How are Mathematical Objects Constituted? A Structuralist Answer

In my view, structuralism as presented by Shapiro (1991, 1997), Resnik (1991), and elsewhere offers the most plausible philosophy of mathematics: Mathematics is about structures, indeed it is the science of pure structures. Structures have no mysterious ontological status, and hence mathematics is not ontologically mysterious, either. Again, it is no mystery how we can acquire knowledge about structures and thus mathematical knowledge. We find structures everywhere. Hence, if mathematics is about structures, we can apply mathematics everywhere. In this way, structuralism promises to offer straightforward answers to the most pressing problems in the philosophy of mathematics.

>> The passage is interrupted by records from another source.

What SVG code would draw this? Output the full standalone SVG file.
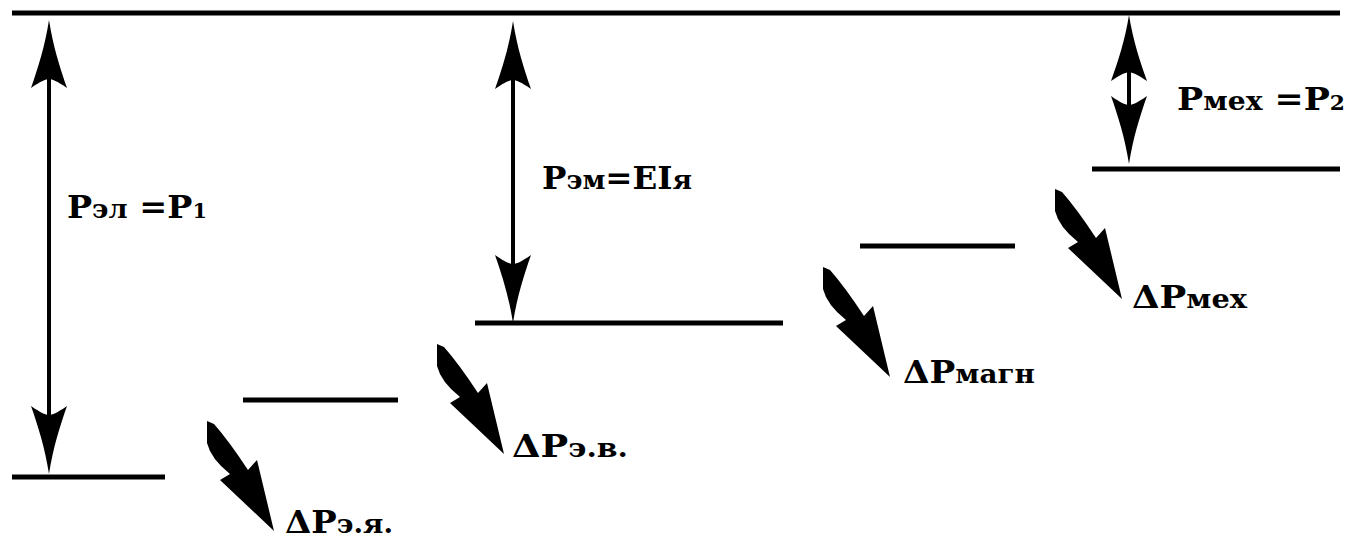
<svg xmlns="http://www.w3.org/2000/svg" xmlns:xlink="http://www.w3.org/1999/xlink" width="1348" height="539" viewBox="0 0 1348 539">
<style>
.lvl{stroke:#000;stroke-width:5;fill:none}
.shaft{stroke:#000;stroke-width:4;fill:none}
.lbl{font-family:"DejaVu Serif","Liberation Serif",serif;font-weight:bold;fill:#000;font-size:32px}
.sm{font-size:26px}
.dg{font-size:20px}
</style>
<defs>
<path id="hu" d="M0,0 C4,26 11,48 18,68 C8,61 3,59 0,59 C-3,59 -8,61 -18,68 C-11,48 -4,26 0,0 Z" fill="#000"/>
<path id="loss" d="M0,0 L7,3 Q22,20 41,49 L50,39 L67,110 L13,59 L23,53 Q4,38 0,22 Z" fill="#000"/>
</defs>
<rect width="1348" height="539" fill="#fff"/>
<g id="levels">
<g id="level-top"><line class="lvl" x1="12" y1="13" x2="1340" y2="13"/></g>
<g id="level-p1"><line class="lvl" x1="12" y1="477" x2="165" y2="477"/></g>
<g id="level-2"><line class="lvl" x1="243" y1="400" x2="398" y2="400"/></g>
<g id="level-em"><line class="lvl" x1="475" y1="323" x2="783" y2="323"/></g>
<g id="level-4"><line class="lvl" x1="860" y1="246" x2="1015" y2="246"/></g>
<g id="level-p2"><line class="lvl" x1="1092" y1="169" x2="1340" y2="169"/></g>
</g>
<g id="connectors">
<g id="arrow-p1">
<line class="shaft" x1="49" y1="40" x2="49" y2="455"/>
<use xlink:href="#hu" transform="translate(49,20)"/>
<use xlink:href="#hu" transform="translate(49,474) scale(1,-1)"/>
</g>
<g id="arrow-em">
<line class="shaft" x1="513" y1="40" x2="513" y2="305"/>
<use xlink:href="#hu" transform="translate(513,21)"/>
<use xlink:href="#hu" transform="translate(513,323) scale(1,-1)"/>
</g>
<g id="arrow-p2">
<line class="shaft" x1="1129" y1="30" x2="1129" y2="150"/>
<use xlink:href="#hu" transform="translate(1129,15) scale(1,0.97)"/>
<use xlink:href="#hu" transform="translate(1129,164) scale(1,-1)"/>
</g>
<use id="loss-ey" xlink:href="#loss" transform="translate(207,421)"/>
<use id="loss-ev" xlink:href="#loss" transform="translate(437,344)"/>
<use id="loss-magn" xlink:href="#loss" transform="translate(823,267)"/>
<use id="loss-mex" xlink:href="#loss" transform="translate(1055,189)"/>
</g>
<g id="labels">
<g id="lbl-p1"><text class="lbl" x="67" y="218" textLength="140" lengthAdjust="spacingAndGlyphs">P<tspan class="sm">эл</tspan> =P<tspan class="dg">1</tspan></text></g>
<g id="lbl-em"><text class="lbl" x="542" y="189" textLength="150" lengthAdjust="spacingAndGlyphs">P<tspan class="sm">эм</tspan>=EI<tspan class="sm">я</tspan></text></g>
<g id="lbl-p2"><text class="lbl" x="1177" y="110" textLength="168" lengthAdjust="spacingAndGlyphs">P<tspan class="sm">мех</tspan> =P<tspan class="dg">2</tspan></text></g>
<g id="lbl-mex"><text class="lbl" x="1132" y="308" textLength="115" lengthAdjust="spacingAndGlyphs">ΔP<tspan class="sm">мех</tspan></text></g>
<g id="lbl-magn"><text class="lbl" x="903" y="383" textLength="132" lengthAdjust="spacingAndGlyphs">ΔP<tspan class="sm">магн</tspan></text></g>
<g id="lbl-ev"><text class="lbl" x="512" y="457" textLength="116" lengthAdjust="spacingAndGlyphs">ΔP<tspan class="sm">э.в.</tspan></text></g>
<g id="lbl-ey"><text class="lbl" x="285" y="533" textLength="108" lengthAdjust="spacingAndGlyphs">ΔP<tspan class="sm">э.я.</tspan></text></g>
</g>
</svg>
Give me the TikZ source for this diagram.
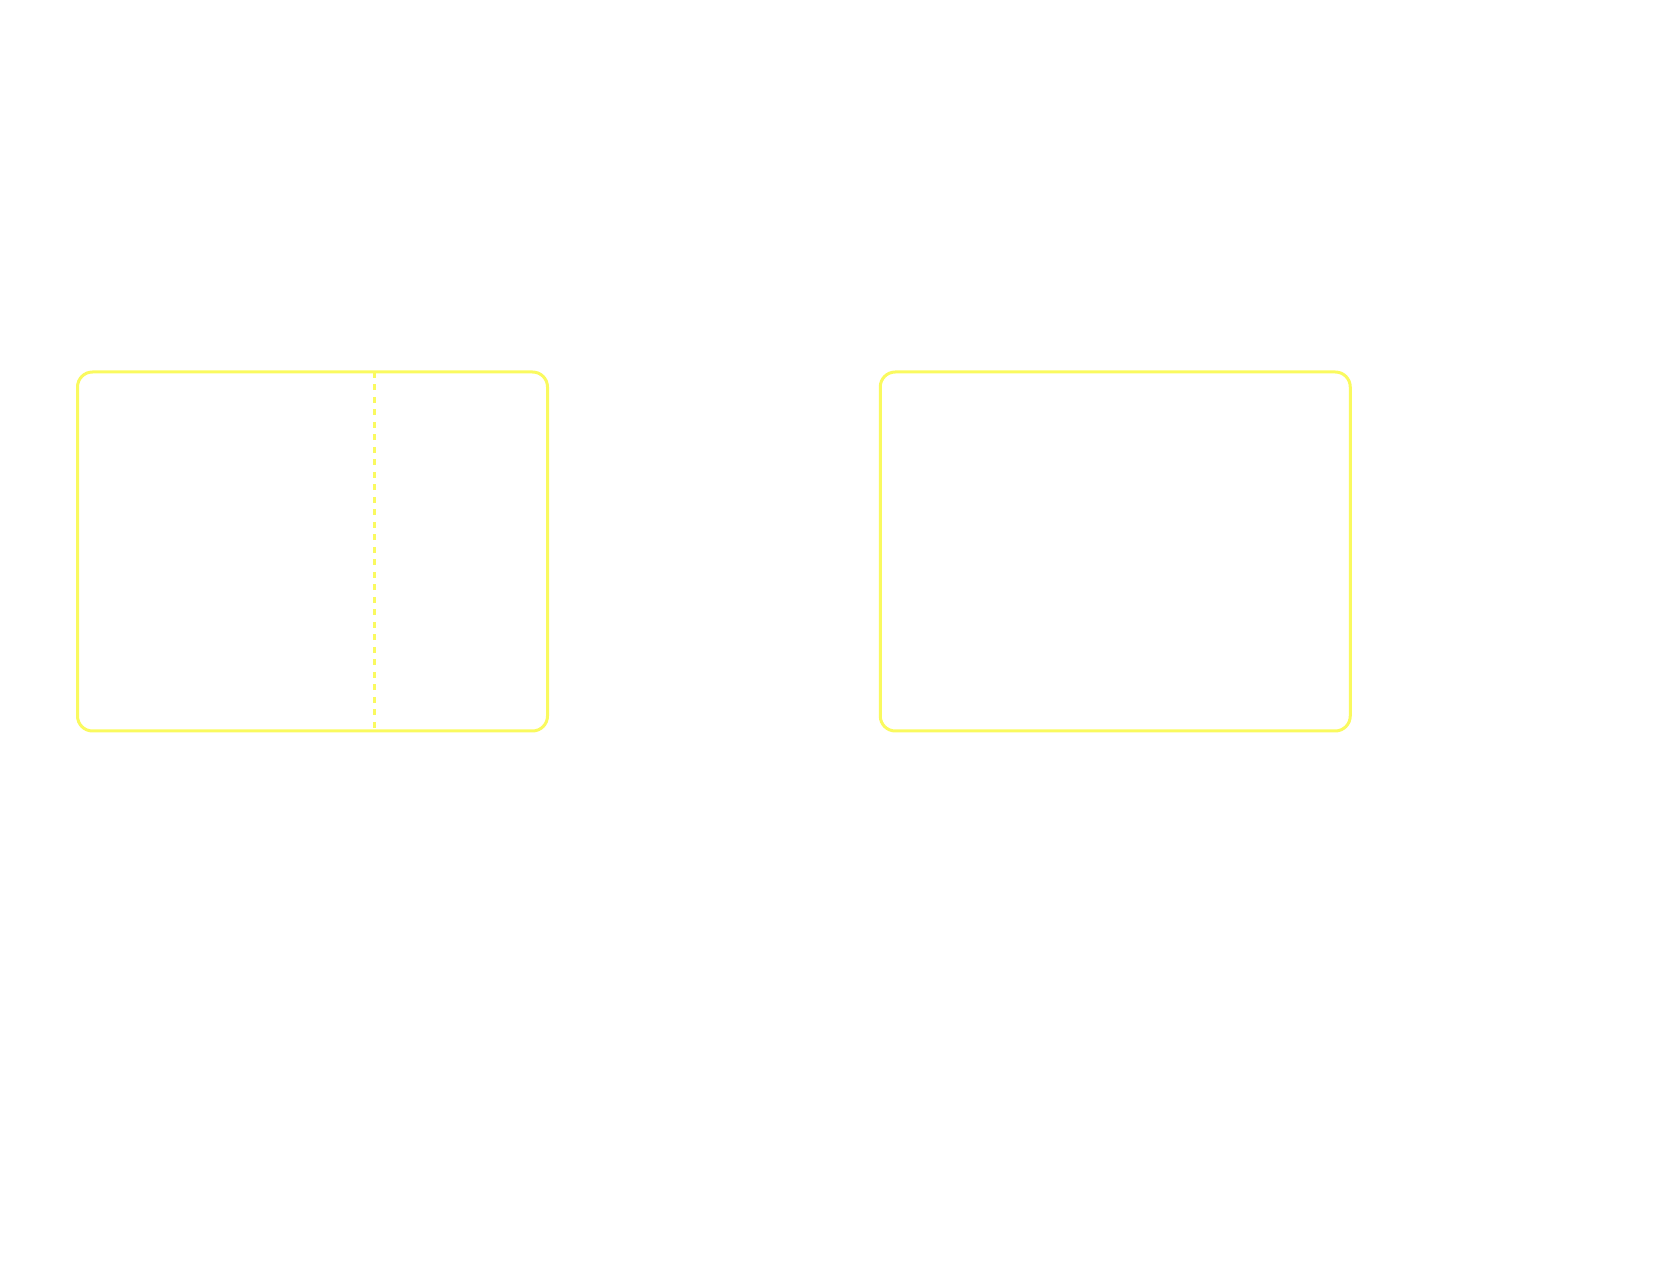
\documentclass[tikz,border=0pt]{standalone}
\begin{document}
\begin{tikzpicture}[x=1pt,y=1pt,
  yel/.style={draw={rgb,255:red,250;green,250;blue,95}, line width=3pt},
  panel/.style={yel, rectangle, rounded corners=15pt, inner sep=0pt,
    minimum width=470pt, minimum height=359pt},
  divider/.style={yel, dash pattern=on 6pt off 6.5pt}]
\useasboundingbox (0,0) rectangle (1667,1286);
\node[panel] (left) at (312.5,734.5) {};
\node[panel] (right) at (1115.25,734.5) {};
\coordinate (dtop) at (374,914);
\coordinate (dbot) at (374,555);
\draw[divider] (dtop) -- (dbot);
\end{tikzpicture}
\end{document}
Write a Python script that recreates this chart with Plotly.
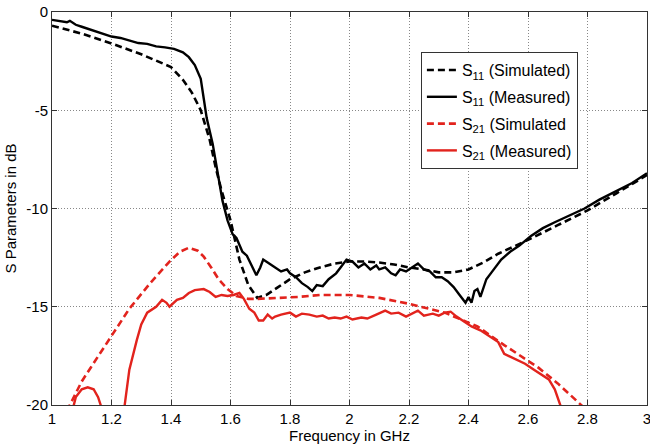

However, there are not only structures, there are also mathematical objects, numbers, pairs, triangles, sets, etc. Concerning their nature, structuralism tends to metaphorics, the most preferred metaphor being that mathematical objects are places in mathematical structures. Maybe it is not really necessary to say more, since it is only the structures that really matter. Still, I think one should be explicit and precise about mathematical objects, and this is what this paper is intended to achieve. I tend to think that the amendment it adds to structuralism is both trivial and obligatory. Maybe, though, it is contested and hence of substantial interest. In order to say what mathematical objects are one needs to have a conception of general ontology. I shall present such a conception very sketchily in section 1, just as much as to able to explain my preferred version of Leibniz’ principle in section 2, which will become important when I am going to present and defend in section 3 how I think that mathematical objects are constituted.